■ **TASK TO CARRY OUT**: Do not include the pictures; repeat the rest of the data exactly.

═══ GIVEN DATA ═══

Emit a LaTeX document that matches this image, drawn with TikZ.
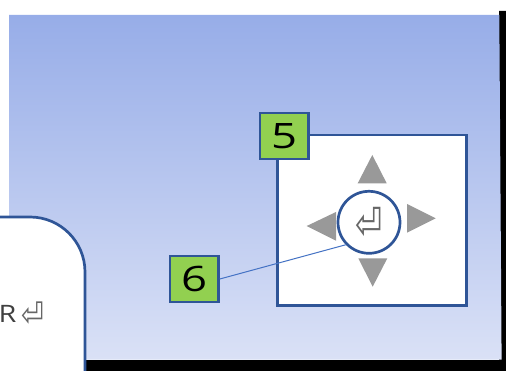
\documentclass[tikz,border=0pt]{standalone}
\usepackage{fontspec}
\setmainfont{Open Sans}
\newfontfamily\symfont{DejaVu Sans}
\definecolor{edgeblue}{HTML}{2F5597}
\definecolor{linkblue}{HTML}{4472C4}
\definecolor{leaf}{HTML}{92D050}
\definecolor{arrowgrey}{HTML}{999999}
\definecolor{skytop}{HTML}{97ADE8}
\definecolor{skybot}{HTML}{DAE1F6}
\tikzset{
  numbox/.style={draw=edgeblue,fill=leaf,line width=2.7pt,minimum width=48.5pt,minimum height=46pt,inner sep=0pt,text=black,font=\fontsize{35}{35}\selectfont},
  panel/.style={draw=edgeblue,fill=white,line width=2.7pt},
  tri/.style={fill=arrowgrey,draw=none},
  retsym/.style={inner sep=0pt,text=black!60,font=\symfont\fontsize{26}{26}\selectfont}
}
\begin{document}
\begin{tikzpicture}[x=1pt,y=-1pt]
\useasboundingbox (0,0) rectangle (506,371);
\clip (0,0) rectangle (506,371);
\fill[white] (0,0) rectangle (506,371);
% black shadow
\fill[black] (499,11) -- (506,11) -- (506,371) -- (86,371) -- (86,360) -- (499,360) -- cycle;
% gradient background
\shade[top color=skytop,bottom color=skybot] (9,15) -- (499.3,15) -- (501.6,359.5) -- (9,359.5) -- cycle;
% left panel
\draw[panel] (-10,217) -- (30,217) arc[start angle=-90,end angle=0,radius=55] -- (85,380) -- (-10,380) -- cycle;
\node[anchor=base west,inner sep=0pt,font=\fontsize{24}{24}\selectfont,text=black!75] (rlabel) at (-1.5,323) {\scalebox{1.2}[1]{R}};
\node[retsym] (rsym) at (33,314.5) {\scalebox{1.05}[1.3]{⏎}};
% big panel
\draw[panel] (277.5,135) rectangle (466.5,305.5);
% triangles
\fill[tri] (372.3,155) -- (386.7,183.3) -- (357.7,183.3) -- cycle;
\fill[tri] (306.7,226) -- (336,212) -- (336,240.7) -- cycle;
\fill[tri] (435.7,218.3) -- (407,204) -- (407,232.7) -- cycle;
\fill[tri] (372.7,286.7) -- (358.3,258.3) -- (387.3,258.3) -- cycle;
% circle
\node[circle,draw=edgeblue,fill=white,line width=2.7pt,minimum size=62pt,inner sep=0pt] (dial) at (369,222.3) {};
\node[retsym] (dsym) at (369,223) {\scalebox{1.25}[1.7]{⏎}};
% number boxes
\node[numbox] (n5) at (284.2,136) {\scalebox{1.3}[1]{5}};
\node[numbox] (n6) at (194.2,279) {\scalebox{1.3}[1]{6}};
% connector
\draw[linkblue,line width=1pt] (n6.east) -- (dial.224);
\end{tikzpicture}
\end{document}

═══

■ **SOLVED EXERCISE**:
Emit a LaTeX document that matches this image, drawn with TikZ.
\documentclass[tikz,border=0pt]{standalone}
\usepackage{fontspec}
\setmainfont{Open Sans}
\newfontfamily\symfont{DejaVu Sans}
\definecolor{edgeblue}{HTML}{2F5597}
\definecolor{linkblue}{HTML}{4472C4}
\definecolor{leaf}{HTML}{92D050}
\definecolor{arrowgrey}{HTML}{999999}
\definecolor{skytop}{HTML}{97ADE8}
\definecolor{skybot}{HTML}{DAE1F6}
\tikzset{
  numbox/.style={draw=edgeblue,fill=leaf,line width=2.7pt,minimum width=48.5pt,minimum height=46pt,inner sep=0pt,text=black,font=\fontsize{35}{35}\selectfont},
  panel/.style={draw=edgeblue,fill=white,line width=2.7pt},
  tri/.style={fill=arrowgrey,draw=none},
  retsym/.style={inner sep=0pt,text=black!60,font=\symfont\fontsize{26}{26}\selectfont}
}
\begin{document}
\begin{tikzpicture}[x=1pt,y=-1pt]
\useasboundingbox (0,0) rectangle (506,371);
\clip (0,0) rectangle (506,371);
\fill[white] (0,0) rectangle (506,371);
% black shadow
\fill[black] (499,11) -- (506,11) -- (506,371) -- (86,371) -- (86,360) -- (499,360) -- cycle;
% gradient background
\shade[top color=skytop,bottom color=skybot] (9,15) -- (499.3,15) -- (501.6,359.5) -- (9,359.5) -- cycle;
% left panel
\draw[panel] (-10,217) -- (30,217) arc[start angle=-90,end angle=0,radius=55] -- (85,380) -- (-10,380) -- cycle;
\node[anchor=base west,inner sep=0pt,font=\fontsize{24}{24}\selectfont,text=black!75] (rlabel) at (-1.5,323) {\scalebox{1.2}[1]{R}};
\node[retsym] (rsym) at (33,314.5) {\scalebox{1.05}[1.3]{⏎}};
% big panel
\draw[panel] (277.5,135) rectangle (466.5,305.5);
% triangles
\fill[tri] (372.3,155) -- (386.7,183.3) -- (357.7,183.3) -- cycle;
\fill[tri] (306.7,226) -- (336,212) -- (336,240.7) -- cycle;
\fill[tri] (435.7,218.3) -- (407,204) -- (407,232.7) -- cycle;
\fill[tri] (372.7,286.7) -- (358.3,258.3) -- (387.3,258.3) -- cycle;
% circle
\node[circle,draw=edgeblue,fill=white,line width=2.7pt,minimum size=62pt,inner sep=0pt] (dial) at (369,222.3) {};
\node[retsym] (dsym) at (369,223) {\scalebox{1.25}[1.7]{⏎}};
% number boxes
\node[numbox] (n5) at (284.2,136) {\scalebox{1.3}[1]{5}};
\node[numbox] (n6) at (194.2,279) {\scalebox{1.3}[1]{6}};
% connector
\draw[linkblue,line width=1pt] (n6.east) -- (dial.224);
\end{tikzpicture}
\end{document}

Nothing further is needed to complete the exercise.